Over the course of three sessions, the Center for Constitutional Studies hosted speakers from across the country who spoke on March 24, to students on a variety of topics. Including the history of free speech on campuses, the importance of it on modern campuses, and what to do if speech is silenced.

The first session featured Dr. Michael Jirkik, scholar from Harvard University, Dr. Mary Beth Brown, Rare Book Librarian at the American Heritage Center for the University of Wyoming, and Jasmin Howard, who is a fifth-year doctoral candidate studying U.S., African, and African American history at the University of Michigan.
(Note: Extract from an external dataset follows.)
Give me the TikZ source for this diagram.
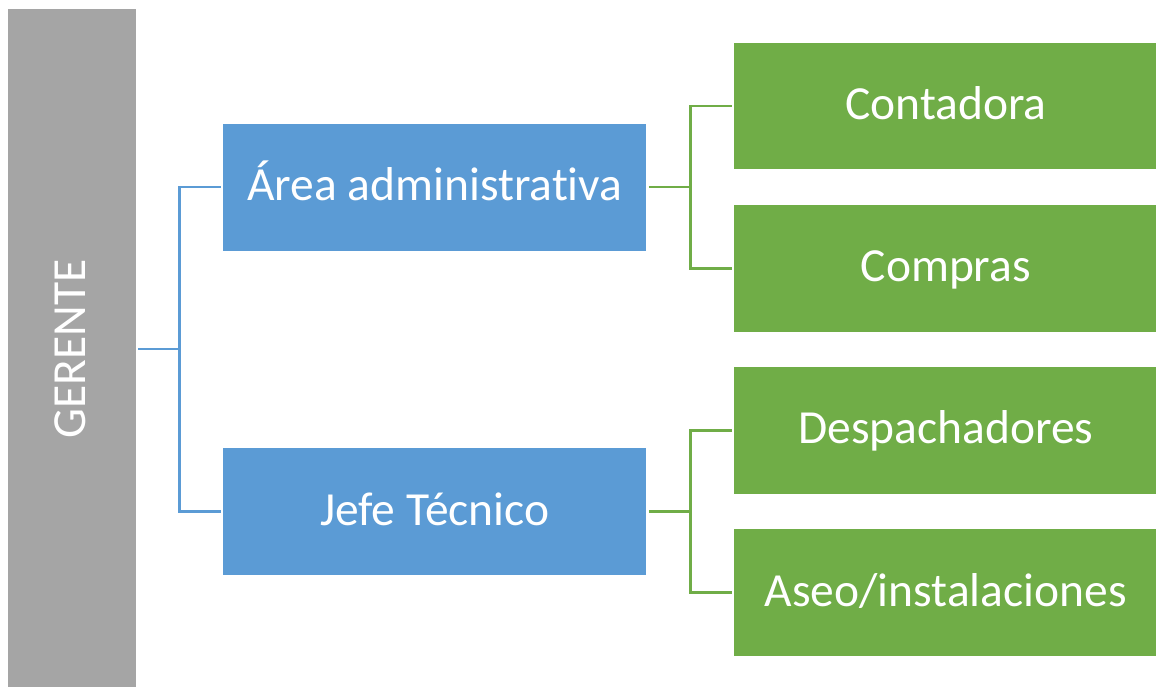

“Violence is an important part of my project,” Howard began as she answered a question regarding the use of violence as a tool to silence speech. “Violence is a constant, and violence also involves loss of opportunities and resources.”

Howard spoke on the history of student activism for social justice, along with the various tactics that were used by students to make their voices heard in situations that brought hatred and violence towards them. Jirkik spoke to the mass history of campus speech in regards to abolition during the lead-up to the Civil War.

The second session featured two speakers, Dr. Lora Burnett, who was formerly a history professor at Collin College, was fired for her comments she made on Twitter against Mike Pence. She later won a settlement from the school for violating her first amendment.

“For me, getting this clear victory, having my first amendment rights vindicated and notching a win, not just for me but for all professors at public colleges, was really important,” Burnett is quoted saying to the Dallas Observer.

Burnett, during her talk, walks listeners through her story of being censored and punished by her former employer, Collin College, and the concepts that surrounded the first amendment. She warns of those who don’t quite understand the first amendment and what it means.

“A bunch of private citizens on Twitter demanding that I be fired for saying that Mike Pence has a demon mouth, they aren’t doing anything to free speech in higher education,” Burnett states. “That kind of public outcry… that’s people’s contribution to public discourse.”

She went on to say, “They absolutely have the right to be out there in the public square demanding that all liberal professors be fired. That’s their right.” 

Burnett later warns about what to be concerned about in regard to free speech on campus. “It’s not our fellow citizens’ free speech about free speech that should concern us, it’s what our government is doing; but not really our government, our governments, plural,” She later says that governments run by religious conservatives are the ones students should be concerned about.

“What is happening right now is that some governments in some states where religious conservatives, or states rights champions are in positions of power, are quite literally and deliberately restricting and pinging upon… the privileges and immunities of citizens of the United States,” Burnett said. “It’s happening in Texas, it’s not happening in California. It’s not happening in New York, it’s not happening in Illinois, it’s happening in Florida, it’s not happening in Connecticut, it’s not happening in Massachusetts. We have to talk about that.”

Burnett was followed by David M. Rabban, who is a professor of law and legal history at the University of Texas at Austin. Rabban spoke to the case law that surrounded free speech.

“I am going to compress some highlights into fifteen minutes, I should start out by saying the law is a mess,” Rabban opened. “A major problem that [causes confusion] is that many cases have recognized academic freedom as a first amendment right, but very few of these decisions have elaborated what academic freedom means as a first amendment right.”

Rabbam would later go into detail about how certain topics would relate to how excursion zones have been made for certain aspects of the first amendment and argues that academic freedom should be given special protection. 

The final speaker was Andrew O’Shaughnessy, who spoke about Thomas Jefferson, Free Speech, and how it pertained to the University of Virginia.